Reproduce the listing below character for character; drop every image.

+++ Information supplied

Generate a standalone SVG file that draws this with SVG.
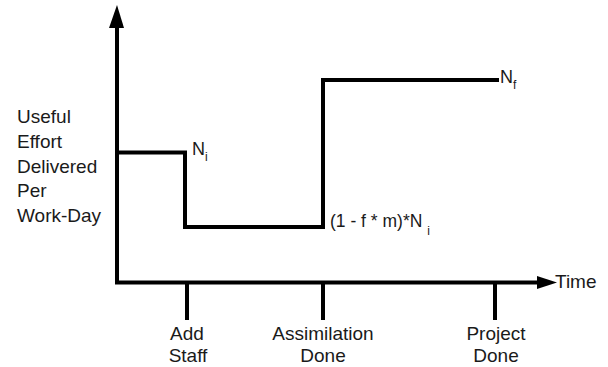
<svg xmlns="http://www.w3.org/2000/svg" width="608" height="367" viewBox="0 0 608 367">
<style>
.ax{stroke:#000;stroke-width:4;fill:none}
.ln{stroke:#000;stroke-width:4;fill:none;stroke-linejoin:miter;stroke-linecap:square}
text{font-family:"Liberation Sans",Arial,sans-serif;fill:#1a1a1a}
.lb{font-size:19px}
.mid{text-anchor:middle}
</style>
<defs>
<marker id="ahU" markerUnits="userSpaceOnUse" markerWidth="16" markerHeight="24" refX="8" refY="22" orient="auto-start-reverse" viewBox="0 0 16 24">
<path d="M1,22 L8,0 L15,22 Z" fill="#000"/>
</marker>
</defs>
<rect width="608" height="367" fill="#fff"/>
<g id="axes">
<line class="ax" x1="117" y1="284" x2="117" y2="27"/>
<path d="M109,28 L117,5 L124,28 Z" fill="#000"/>
<line class="ax" x1="115" y1="282.5" x2="538" y2="282.5"/>
<path d="M537,276 L557,282.5 L537,289 Z" fill="#000"/>
</g>
<g id="ticks">
<line class="ax" x1="187" y1="282" x2="187" y2="320"/>
<line class="ax" x1="323" y1="282" x2="323" y2="320"/>
<line class="ax" x1="495" y1="282" x2="495" y2="320"/>
</g>
<g id="connectors">
<polyline class="ln" points="117,152.5 185,152.5 185,227 323,227 323,80 497,80"/>
</g>
<g id="yLabel">
<text class="lb" x="17" y="123">Useful</text>
<text class="lb" x="17" y="148">Effort</text>
<text class="lb" x="17" y="173">Delivered</text>
<text class="lb" x="17" y="197">Per</text>
<text class="lb" x="17" y="222">Work-Day</text>
</g>
<g id="xLabel"><text class="lb" x="555" y="288">Time</text></g>
<g id="addStaff">
<text class="lb mid" x="187" y="340">Add</text>
<text class="lb mid" x="188" y="362">Staff</text>
</g>
<g id="assimilation">
<text class="lb mid" x="323" y="340">Assimilation</text>
<text class="lb mid" x="323" y="362">Done</text>
</g>
<g id="projectDone">
<text class="lb mid" x="496" y="340">Project</text>
<text class="lb mid" x="496" y="362">Done</text>
</g>
<g id="Ni">
<text x="192" y="155" font-size="18">N<tspan font-size="12" dy="6">i</tspan></text>
</g>
<g id="Nlow">
<text x="330" y="227" font-size="17.5">(1 - f * m)*N <tspan font-size="12" dy="8">i</tspan></text>
</g>
<g id="Nf">
<text x="500" y="83" font-size="18">N<tspan font-size="12" dy="6">f</tspan></text>
</g>
</svg>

++++++

* _Correct output_
Generate a standalone SVG file that draws this with SVG.
<svg xmlns="http://www.w3.org/2000/svg" width="608" height="367" viewBox="0 0 608 367">
<style>
.ax{stroke:#000;stroke-width:4;fill:none}
.ln{stroke:#000;stroke-width:4;fill:none;stroke-linejoin:miter;stroke-linecap:square}
text{font-family:"Liberation Sans",Arial,sans-serif;fill:#1a1a1a}
.lb{font-size:19px}
.mid{text-anchor:middle}
</style>
<defs>
<marker id="ahU" markerUnits="userSpaceOnUse" markerWidth="16" markerHeight="24" refX="8" refY="22" orient="auto-start-reverse" viewBox="0 0 16 24">
<path d="M1,22 L8,0 L15,22 Z" fill="#000"/>
</marker>
</defs>
<rect width="608" height="367" fill="#fff"/>
<g id="axes">
<line class="ax" x1="117" y1="284" x2="117" y2="27"/>
<path d="M109,28 L117,5 L124,28 Z" fill="#000"/>
<line class="ax" x1="115" y1="282.5" x2="538" y2="282.5"/>
<path d="M537,276 L557,282.5 L537,289 Z" fill="#000"/>
</g>
<g id="ticks">
<line class="ax" x1="187" y1="282" x2="187" y2="320"/>
<line class="ax" x1="323" y1="282" x2="323" y2="320"/>
<line class="ax" x1="495" y1="282" x2="495" y2="320"/>
</g>
<g id="connectors">
<polyline class="ln" points="117,152.5 185,152.5 185,227 323,227 323,80 497,80"/>
</g>
<g id="yLabel">
<text class="lb" x="17" y="123">Useful</text>
<text class="lb" x="17" y="148">Effort</text>
<text class="lb" x="17" y="173">Delivered</text>
<text class="lb" x="17" y="197">Per</text>
<text class="lb" x="17" y="222">Work-Day</text>
</g>
<g id="xLabel"><text class="lb" x="555" y="288">Time</text></g>
<g id="addStaff">
<text class="lb mid" x="187" y="340">Add</text>
<text class="lb mid" x="188" y="362">Staff</text>
</g>
<g id="assimilation">
<text class="lb mid" x="323" y="340">Assimilation</text>
<text class="lb mid" x="323" y="362">Done</text>
</g>
<g id="projectDone">
<text class="lb mid" x="496" y="340">Project</text>
<text class="lb mid" x="496" y="362">Done</text>
</g>
<g id="Ni">
<text x="192" y="155" font-size="18">N<tspan font-size="12" dy="6">i</tspan></text>
</g>
<g id="Nlow">
<text x="330" y="227" font-size="17.5">(1 - f * m)*N <tspan font-size="12" dy="8">i</tspan></text>
</g>
<g id="Nf">
<text x="500" y="83" font-size="18">N<tspan font-size="12" dy="6">f</tspan></text>
</g>
</svg>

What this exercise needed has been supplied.